Google Now Indexing Flash – What’s New?
I’ve had many clients contact me about the recent announcement that Google is now indexing Flash (you can see Google’s announcement on its blog, see Google’s Webmaster Blog announcement, and Adobe’s official announcement). The overriding question is this: What does this mean for my Flash-based site?
The short answer is: Not much. While it’s fantastic that Google is now able to read the text on Flash sites now, they face significant challenges in making sense of the text that they read. The reason is that Flash technology is much different from HTML pages in a couple of key areas:
- Markup: HTML has tags which mark bits of text and code on the site. Google uses a variety of these tags in order to make sense of the page (what’s a link, what’s a title, what’s an important bit of text). Flash has no such markup — the code you use to register a “click” can vary widely from programmer to programmer. While it’s true that this code is eventually compiled into a movie that the Flash Player plays, there are still significant challenges in being able to interpret the text that lies within a Flash movie.
- Standardization: Flash code varies dramatically from developer to developer. For example, Flash designates certain movie clips as “buttons” but many developers (including myself) never actually use technical “buttons” because other movie clips offer much more flexible ways of animating and handling user interaction. As a result, code and the structural elements that make up a Flash site vary widely. In contrast, HTML and the manner in which pages are displayed is very standardized — there’s only one way to indicate that you’ve got a link. Even if you use a dynamic language like PHP, the PHP will eventually spit out HTML that is widely standardized. Granted, AJAX and use of JavaScript can yield less standardized results, but for most HTML sites, the code is much more standardized than Flash. The end result is that HTML offers Google a much more standard framework for interpreting the meaning of pages than Flash does.
I’m sure that there are numerous other factors that go into it as well. As Google themselves point out, there are additional things which present problems for interpreting Flash content:
- Images (and video): Google points out that they are not able to index images that feature text or any video that features text. Nor do they mention way to tag images and/or video in order to make it even partially visible (like you could with the “alt” attribute in HTML).
- Potential problems with javascript: Google does not execute some types of JavaScript and therefore won’t be able to read some Flash files which are embedded via JavaScript. Since pretty much every developer worth his/her salt uses JavaScript to embed their Flash files, this could be a problem for sites.
- Externally-loaded content: Any content that is loaded by Flash (via XML or an additional SWF) will be considered a separate page. Depending on how your site is structured, this could present significant interpretation problems for Google.

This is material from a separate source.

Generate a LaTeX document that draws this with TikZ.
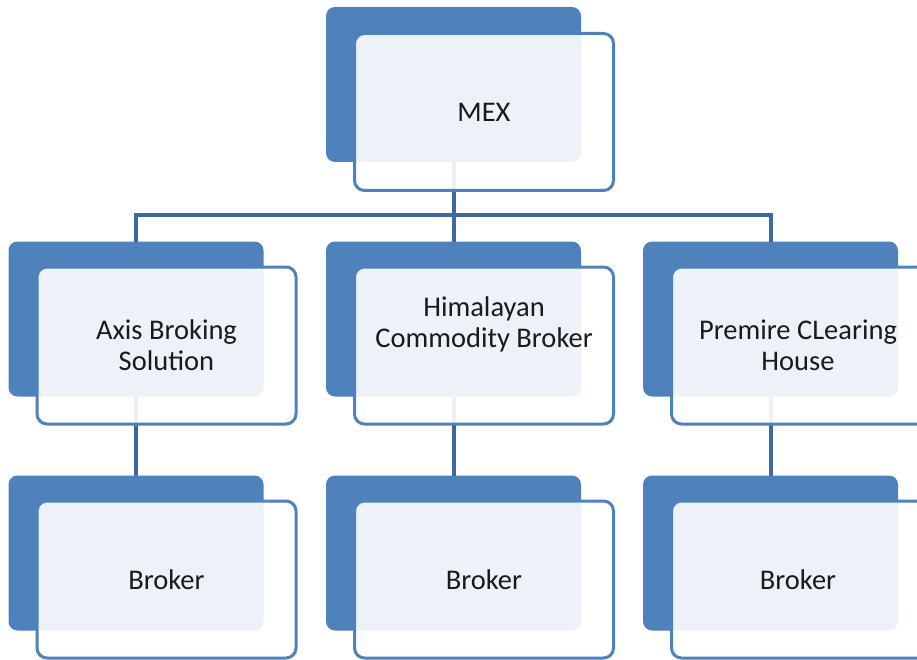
\documentclass[tikz,border=0pt]{standalone}
\usepackage{fontspec}
\setmainfont{Carlito}
\usetikzlibrary{backgrounds}
\definecolor{boxblue}{HTML}{4F81BD}
\definecolor{linkblue}{HTML}{3D69A2}
\definecolor{txt}{HTML}{1A1A1A}
\begin{document}
\begin{tikzpicture}[x=1pt,y=-1pt,
  back/.style={rectangle, rounded corners=9pt, fill=boxblue, draw=none,
    minimum width=255pt, minimum height=155pt, inner sep=0pt, outer sep=0pt},
  front/.style={rectangle, rounded corners=10pt, fill=white, fill opacity=0.9,
    draw=boxblue, line width=3pt, minimum width=259pt, minimum height=157pt,
    inner sep=0pt, outer sep=0pt},
  lbl/.style={text=txt, align=center, font=\fontsize{28.5}{31}\selectfont, inner sep=0pt},
  link/.style={draw=linkblue, line width=4pt}]
\useasboundingbox (0,0) rectangle (917,660);
\coordinate (bus) at (453.5,215);
% back boxes
\node[back] (mexb) at (453.5,84.5) {};
\node[back] (axb)  at (136,319) {};
\node[back] (himb) at (453.5,319) {};
\node[back] (preb) at (770.5,319) {};
\node[back] (br1b) at (136,553) {};
\node[back] (br2b) at (453.5,553) {};
\node[back] (br3b) at (770.5,553) {};
% connectors behind the boxes
\begin{scope}[on background layer]
\draw[link] (mexb.south) |- (bus) -| ([yshift=-4pt]axb.north);
\draw[link] (bus) -- ([yshift=-4pt]himb.north);
\draw[link] (bus) -| ([yshift=-4pt]preb.north);
\draw[link] (axb.south) -- ([yshift=-4pt]br1b.north);
\draw[link] (himb.south) -- ([yshift=-4pt]br2b.north);
\draw[link] (preb.south) -- ([yshift=-4pt]br3b.north);
\end{scope}
% front boxes
\node[front] (mexf) at (484,112) {};
\node[front] (axf)  at (166.5,345.5) {};
\node[front] (himf) at (484,345.5) {};
\node[front] (pref) at (801,345.5) {};
\node[front] (br1f) at (166.5,579.5) {};
\node[front] (br2f) at (484,579.5) {};
\node[front] (br3f) at (801,579.5) {};
% texts
\node[lbl] (mext) at (mexf.center) {MEX};
\node[lbl] (axt)  at (axf.center) {Axis Broking\\Solution};
\node[lbl] (himt) at ([yshift=21pt]himf.center) {Himalayan\\Commodity Broker};
\node[lbl] (pret) at ([xshift=-3pt]pref.center) {Premire CLearing\\House};
\node[lbl] (br1t) at (br1f.center) {Broker};
\node[lbl] (br2t) at (br2f.center) {Broker};
\node[lbl] (br3t) at ([xshift=-3pt]br3f.center) {Broker};
\end{tikzpicture}
\end{document}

The reality of the situation is that since Google is now indexing Flash sites, the content it gets back could be even more confusing for Google and could adversely affect your search engine ranking (see John Andrews’ blog entry on why you might want to block Flash from search engines).
In my opinion, all this boils down to the following strategy: watch and wait. No doubt standards for search engine optimization inside Flash will begin to emerge as Flash developers start experimenting with code and SEO, as Google continues to tweak algorithms on their end, and as Adobe keeps working on its Searchable SWF API. Until solid standards start emerging, Flash should still be treated as a system which requires additional work and solid strategies in order to be properly optimized for search engines.